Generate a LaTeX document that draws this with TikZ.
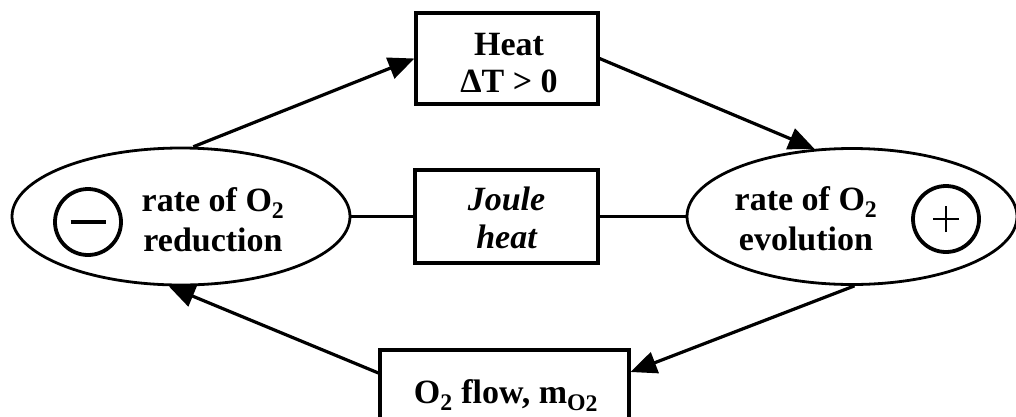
\documentclass[tikz,border=0pt]{standalone}
\usepackage{fontspec}
\setmainfont{Liberation Serif}
\usetikzlibrary{shapes.geometric,arrows.meta}
\begin{document}
\begin{tikzpicture}[x=1pt,y=-1pt,
  lbl/.style={font=\fontsize{34}{38}\selectfont\bfseries, align=center, inner sep=0pt},
  boxnode/.style={draw, line width=3.2pt, rectangle, inner sep=0pt},
  ell/.style={draw, line width=2.8pt, ellipse, inner sep=0pt},
  sign/.style={draw, line width=3.8pt, circle, minimum size=66pt, inner sep=0pt},
  conn/.style={line width=3.2pt},
  arr/.style={conn, -{Triangle[length=26pt,width=22pt]}}
]
\useasboundingbox (0,0) rectangle (1016,416);
% boxes
\node[boxnode, minimum width=182pt, minimum height=91pt] (T) at (507,58.5) {};
\node[lbl, font=\fontsize{34}{37}\selectfont\bfseries] (Ttxt) at (509,63) {Heat\\ΔT > 0};
\node[boxnode, minimum width=183pt, minimum height=93pt] (J) at (506.5,216.5) {};
\node[lbl, font=\fontsize{34}{38}\selectfont\bfseries\itshape] (Jtxt) at (506.5,218) {Joule\\heat};
\node[boxnode, minimum width=249pt, minimum height=84pt] (B) at (504.5,392) {};
\node[lbl, anchor=base] (Btxt) at (506,403) {O\textsubscript{2} flow, m\textsubscript{O\raisebox{-1.2pt}{2}}};
% ellipses
\node[ell, minimum width=338pt, minimum height=137pt] (L) at (181,216.5) {};
\node[ell, minimum width=330pt, minimum height=136pt] (R) at (852,216.5) {};
\node[lbl, font=\fontsize{34}{40}\selectfont\bfseries] (Ltxt) at (213,220) {rate of O\textsubscript{2}\\reduction};
\node[lbl, font=\fontsize{34}{40}\selectfont\bfseries] (Rtxt) at (806,219) {rate of O\textsubscript{2}\\evolution};
% signs
\node[sign] (M) at (88,222) {};
\draw[line width=4pt] ([xshift=-17.5pt]M.center) -- ([xshift=17.5pt]M.center);
\node[sign] (P) at (946,219) {};
\draw[line width=2.2pt] ([xshift=-13pt]P.center) -- ([xshift=13pt]P.center);
\draw[line width=2.2pt] ([yshift=-13pt]P.center) -- ([yshift=13pt]P.center);
% connectors
\draw[arr] (L.80) -- (T.west);
\draw[arr] (T.east) -- (R.119);
\draw[arr] (R.-88) -- ([yshift=20pt]B.east);
\draw[arr] ([yshift=19pt]B.west) -- (L.-100);
\draw[conn] (L.east) -- (J.west);
\draw[conn] (J.east) -- (R.west);
\end{tikzpicture}
\end{document}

************

■ **Task statement**
Write the listing above out again exactly, dropping each image.

■ **Full answer**
Generate a LaTeX document that draws this with TikZ.
\documentclass[tikz,border=0pt]{standalone}
\usepackage{fontspec}
\setmainfont{Liberation Serif}
\usetikzlibrary{shapes.geometric,arrows.meta}
\begin{document}
\begin{tikzpicture}[x=1pt,y=-1pt,
  lbl/.style={font=\fontsize{34}{38}\selectfont\bfseries, align=center, inner sep=0pt},
  boxnode/.style={draw, line width=3.2pt, rectangle, inner sep=0pt},
  ell/.style={draw, line width=2.8pt, ellipse, inner sep=0pt},
  sign/.style={draw, line width=3.8pt, circle, minimum size=66pt, inner sep=0pt},
  conn/.style={line width=3.2pt},
  arr/.style={conn, -{Triangle[length=26pt,width=22pt]}}
]
\useasboundingbox (0,0) rectangle (1016,416);
% boxes
\node[boxnode, minimum width=182pt, minimum height=91pt] (T) at (507,58.5) {};
\node[lbl, font=\fontsize{34}{37}\selectfont\bfseries] (Ttxt) at (509,63) {Heat\\ΔT > 0};
\node[boxnode, minimum width=183pt, minimum height=93pt] (J) at (506.5,216.5) {};
\node[lbl, font=\fontsize{34}{38}\selectfont\bfseries\itshape] (Jtxt) at (506.5,218) {Joule\\heat};
\node[boxnode, minimum width=249pt, minimum height=84pt] (B) at (504.5,392) {};
\node[lbl, anchor=base] (Btxt) at (506,403) {O\textsubscript{2} flow, m\textsubscript{O\raisebox{-1.2pt}{2}}};
% ellipses
\node[ell, minimum width=338pt, minimum height=137pt] (L) at (181,216.5) {};
\node[ell, minimum width=330pt, minimum height=136pt] (R) at (852,216.5) {};
\node[lbl, font=\fontsize{34}{40}\selectfont\bfseries] (Ltxt) at (213,220) {rate of O\textsubscript{2}\\reduction};
\node[lbl, font=\fontsize{34}{40}\selectfont\bfseries] (Rtxt) at (806,219) {rate of O\textsubscript{2}\\evolution};
% signs
\node[sign] (M) at (88,222) {};
\draw[line width=4pt] ([xshift=-17.5pt]M.center) -- ([xshift=17.5pt]M.center);
\node[sign] (P) at (946,219) {};
\draw[line width=2.2pt] ([xshift=-13pt]P.center) -- ([xshift=13pt]P.center);
\draw[line width=2.2pt] ([yshift=-13pt]P.center) -- ([yshift=13pt]P.center);
% connectors
\draw[arr] (L.80) -- (T.west);
\draw[arr] (T.east) -- (R.119);
\draw[arr] (R.-88) -- ([yshift=20pt]B.east);
\draw[arr] ([yshift=19pt]B.west) -- (L.-100);
\draw[conn] (L.east) -- (J.west);
\draw[conn] (J.east) -- (R.west);
\end{tikzpicture}
\end{document}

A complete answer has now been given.